[TASK PROMPT]: Each line of the material must be returned exactly.
==== STORED RECORDS ====
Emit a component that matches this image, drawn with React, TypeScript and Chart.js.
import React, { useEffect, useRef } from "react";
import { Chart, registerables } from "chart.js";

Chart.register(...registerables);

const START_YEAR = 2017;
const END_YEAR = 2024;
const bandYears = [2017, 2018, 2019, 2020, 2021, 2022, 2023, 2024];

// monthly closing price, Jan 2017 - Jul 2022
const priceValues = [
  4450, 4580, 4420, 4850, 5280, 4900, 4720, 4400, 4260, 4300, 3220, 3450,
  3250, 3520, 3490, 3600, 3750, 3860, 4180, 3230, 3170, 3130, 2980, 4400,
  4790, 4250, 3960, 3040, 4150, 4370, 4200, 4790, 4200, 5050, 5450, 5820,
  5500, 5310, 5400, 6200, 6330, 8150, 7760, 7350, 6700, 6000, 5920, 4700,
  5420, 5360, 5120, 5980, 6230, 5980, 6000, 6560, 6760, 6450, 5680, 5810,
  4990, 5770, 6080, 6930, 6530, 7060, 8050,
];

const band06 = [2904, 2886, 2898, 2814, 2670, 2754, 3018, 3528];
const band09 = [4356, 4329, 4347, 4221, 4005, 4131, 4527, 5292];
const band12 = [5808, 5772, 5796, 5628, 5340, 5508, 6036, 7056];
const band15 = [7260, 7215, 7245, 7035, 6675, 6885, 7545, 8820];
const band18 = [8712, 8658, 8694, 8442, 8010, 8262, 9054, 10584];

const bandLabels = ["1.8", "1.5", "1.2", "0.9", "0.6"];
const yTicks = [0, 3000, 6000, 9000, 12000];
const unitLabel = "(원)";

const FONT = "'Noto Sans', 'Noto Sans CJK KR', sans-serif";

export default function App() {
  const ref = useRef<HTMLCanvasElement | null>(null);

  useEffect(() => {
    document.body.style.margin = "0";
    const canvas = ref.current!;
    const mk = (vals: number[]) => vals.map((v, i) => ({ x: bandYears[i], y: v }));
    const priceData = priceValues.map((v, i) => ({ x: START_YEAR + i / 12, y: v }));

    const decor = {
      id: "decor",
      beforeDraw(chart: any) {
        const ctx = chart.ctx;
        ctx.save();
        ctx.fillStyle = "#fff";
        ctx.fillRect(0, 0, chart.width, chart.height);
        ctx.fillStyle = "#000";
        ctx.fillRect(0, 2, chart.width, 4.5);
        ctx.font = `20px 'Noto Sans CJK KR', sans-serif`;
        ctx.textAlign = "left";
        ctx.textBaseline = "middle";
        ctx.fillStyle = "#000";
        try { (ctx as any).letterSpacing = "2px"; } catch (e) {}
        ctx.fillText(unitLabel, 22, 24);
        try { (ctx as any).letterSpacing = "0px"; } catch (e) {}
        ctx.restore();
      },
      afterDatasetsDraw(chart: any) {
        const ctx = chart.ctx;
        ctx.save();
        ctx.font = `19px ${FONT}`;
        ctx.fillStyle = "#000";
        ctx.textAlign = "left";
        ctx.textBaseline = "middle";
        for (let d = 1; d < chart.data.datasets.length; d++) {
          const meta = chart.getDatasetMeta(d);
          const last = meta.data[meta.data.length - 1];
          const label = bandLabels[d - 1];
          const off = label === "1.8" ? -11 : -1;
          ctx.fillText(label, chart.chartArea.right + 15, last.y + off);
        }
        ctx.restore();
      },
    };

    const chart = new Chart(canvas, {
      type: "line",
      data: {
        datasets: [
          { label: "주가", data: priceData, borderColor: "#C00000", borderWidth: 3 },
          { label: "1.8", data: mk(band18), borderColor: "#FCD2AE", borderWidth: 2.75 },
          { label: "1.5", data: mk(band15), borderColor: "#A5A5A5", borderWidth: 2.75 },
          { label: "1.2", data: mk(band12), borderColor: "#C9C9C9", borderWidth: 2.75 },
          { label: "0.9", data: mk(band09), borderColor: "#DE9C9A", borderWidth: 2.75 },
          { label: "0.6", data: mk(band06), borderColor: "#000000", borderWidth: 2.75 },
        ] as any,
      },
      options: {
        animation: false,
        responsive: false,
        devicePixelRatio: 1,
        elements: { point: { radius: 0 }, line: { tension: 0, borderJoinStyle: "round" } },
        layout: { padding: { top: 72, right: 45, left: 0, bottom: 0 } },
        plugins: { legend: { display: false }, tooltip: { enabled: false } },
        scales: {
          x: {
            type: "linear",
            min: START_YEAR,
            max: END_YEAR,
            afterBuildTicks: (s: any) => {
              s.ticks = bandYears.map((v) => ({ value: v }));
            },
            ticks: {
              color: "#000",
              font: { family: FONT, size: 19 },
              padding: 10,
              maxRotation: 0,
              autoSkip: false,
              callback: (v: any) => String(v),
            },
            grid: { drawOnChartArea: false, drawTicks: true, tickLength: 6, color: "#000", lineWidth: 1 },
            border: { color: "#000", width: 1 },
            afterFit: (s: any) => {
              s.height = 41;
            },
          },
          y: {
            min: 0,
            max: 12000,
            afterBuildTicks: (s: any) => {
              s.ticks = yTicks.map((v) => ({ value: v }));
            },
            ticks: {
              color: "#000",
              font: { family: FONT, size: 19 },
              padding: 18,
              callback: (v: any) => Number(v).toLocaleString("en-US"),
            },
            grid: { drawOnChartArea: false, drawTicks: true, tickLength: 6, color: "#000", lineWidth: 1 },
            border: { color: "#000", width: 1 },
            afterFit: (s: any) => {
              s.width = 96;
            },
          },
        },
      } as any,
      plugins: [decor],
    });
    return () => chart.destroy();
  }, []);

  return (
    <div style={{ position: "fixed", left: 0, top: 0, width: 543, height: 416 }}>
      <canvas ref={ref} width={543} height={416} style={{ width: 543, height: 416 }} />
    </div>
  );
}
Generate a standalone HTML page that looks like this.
====
[COMPLETED EXERCISE]:
Emit a component that matches this image, drawn with React, TypeScript and Chart.js.
import React, { useEffect, useRef } from "react";
import { Chart, registerables } from "chart.js";

Chart.register(...registerables);

const START_YEAR = 2017;
const END_YEAR = 2024;
const bandYears = [2017, 2018, 2019, 2020, 2021, 2022, 2023, 2024];

// monthly closing price, Jan 2017 - Jul 2022
const priceValues = [
  4450, 4580, 4420, 4850, 5280, 4900, 4720, 4400, 4260, 4300, 3220, 3450,
  3250, 3520, 3490, 3600, 3750, 3860, 4180, 3230, 3170, 3130, 2980, 4400,
  4790, 4250, 3960, 3040, 4150, 4370, 4200, 4790, 4200, 5050, 5450, 5820,
  5500, 5310, 5400, 6200, 6330, 8150, 7760, 7350, 6700, 6000, 5920, 4700,
  5420, 5360, 5120, 5980, 6230, 5980, 6000, 6560, 6760, 6450, 5680, 5810,
  4990, 5770, 6080, 6930, 6530, 7060, 8050,
];

const band06 = [2904, 2886, 2898, 2814, 2670, 2754, 3018, 3528];
const band09 = [4356, 4329, 4347, 4221, 4005, 4131, 4527, 5292];
const band12 = [5808, 5772, 5796, 5628, 5340, 5508, 6036, 7056];
const band15 = [7260, 7215, 7245, 7035, 6675, 6885, 7545, 8820];
const band18 = [8712, 8658, 8694, 8442, 8010, 8262, 9054, 10584];

const bandLabels = ["1.8", "1.5", "1.2", "0.9", "0.6"];
const yTicks = [0, 3000, 6000, 9000, 12000];
const unitLabel = "(원)";

const FONT = "'Noto Sans', 'Noto Sans CJK KR', sans-serif";

export default function App() {
  const ref = useRef<HTMLCanvasElement | null>(null);

  useEffect(() => {
    document.body.style.margin = "0";
    const canvas = ref.current!;
    const mk = (vals: number[]) => vals.map((v, i) => ({ x: bandYears[i], y: v }));
    const priceData = priceValues.map((v, i) => ({ x: START_YEAR + i / 12, y: v }));

    const decor = {
      id: "decor",
      beforeDraw(chart: any) {
        const ctx = chart.ctx;
        ctx.save();
        ctx.fillStyle = "#fff";
        ctx.fillRect(0, 0, chart.width, chart.height);
        ctx.fillStyle = "#000";
        ctx.fillRect(0, 2, chart.width, 4.5);
        ctx.font = `20px 'Noto Sans CJK KR', sans-serif`;
        ctx.textAlign = "left";
        ctx.textBaseline = "middle";
        ctx.fillStyle = "#000";
        try { (ctx as any).letterSpacing = "2px"; } catch (e) {}
        ctx.fillText(unitLabel, 22, 24);
        try { (ctx as any).letterSpacing = "0px"; } catch (e) {}
        ctx.restore();
      },
      afterDatasetsDraw(chart: any) {
        const ctx = chart.ctx;
        ctx.save();
        ctx.font = `19px ${FONT}`;
        ctx.fillStyle = "#000";
        ctx.textAlign = "left";
        ctx.textBaseline = "middle";
        for (let d = 1; d < chart.data.datasets.length; d++) {
          const meta = chart.getDatasetMeta(d);
          const last = meta.data[meta.data.length - 1];
          const label = bandLabels[d - 1];
          const off = label === "1.8" ? -11 : -1;
          ctx.fillText(label, chart.chartArea.right + 15, last.y + off);
        }
        ctx.restore();
      },
    };

    const chart = new Chart(canvas, {
      type: "line",
      data: {
        datasets: [
          { label: "주가", data: priceData, borderColor: "#C00000", borderWidth: 3 },
          { label: "1.8", data: mk(band18), borderColor: "#FCD2AE", borderWidth: 2.75 },
          { label: "1.5", data: mk(band15), borderColor: "#A5A5A5", borderWidth: 2.75 },
          { label: "1.2", data: mk(band12), borderColor: "#C9C9C9", borderWidth: 2.75 },
          { label: "0.9", data: mk(band09), borderColor: "#DE9C9A", borderWidth: 2.75 },
          { label: "0.6", data: mk(band06), borderColor: "#000000", borderWidth: 2.75 },
        ] as any,
      },
      options: {
        animation: false,
        responsive: false,
        devicePixelRatio: 1,
        elements: { point: { radius: 0 }, line: { tension: 0, borderJoinStyle: "round" } },
        layout: { padding: { top: 72, right: 45, left: 0, bottom: 0 } },
        plugins: { legend: { display: false }, tooltip: { enabled: false } },
        scales: {
          x: {
            type: "linear",
            min: START_YEAR,
            max: END_YEAR,
            afterBuildTicks: (s: any) => {
              s.ticks = bandYears.map((v) => ({ value: v }));
            },
            ticks: {
              color: "#000",
              font: { family: FONT, size: 19 },
              padding: 10,
              maxRotation: 0,
              autoSkip: false,
              callback: (v: any) => String(v),
            },
            grid: { drawOnChartArea: false, drawTicks: true, tickLength: 6, color: "#000", lineWidth: 1 },
            border: { color: "#000", width: 1 },
            afterFit: (s: any) => {
              s.height = 41;
            },
          },
          y: {
            min: 0,
            max: 12000,
            afterBuildTicks: (s: any) => {
              s.ticks = yTicks.map((v) => ({ value: v }));
            },
            ticks: {
              color: "#000",
              font: { family: FONT, size: 19 },
              padding: 18,
              callback: (v: any) => Number(v).toLocaleString("en-US"),
            },
            grid: { drawOnChartArea: false, drawTicks: true, tickLength: 6, color: "#000", lineWidth: 1 },
            border: { color: "#000", width: 1 },
            afterFit: (s: any) => {
              s.width = 96;
            },
          },
        },
      } as any,
      plugins: [decor],
    });
    return () => chart.destroy();
  }, []);

  return (
    <div style={{ position: "fixed", left: 0, top: 0, width: 543, height: 416 }}>
      <canvas ref={ref} width={543} height={416} style={{ width: 543, height: 416 }} />
    </div>
  );
}
Generate a standalone HTML page that looks like this.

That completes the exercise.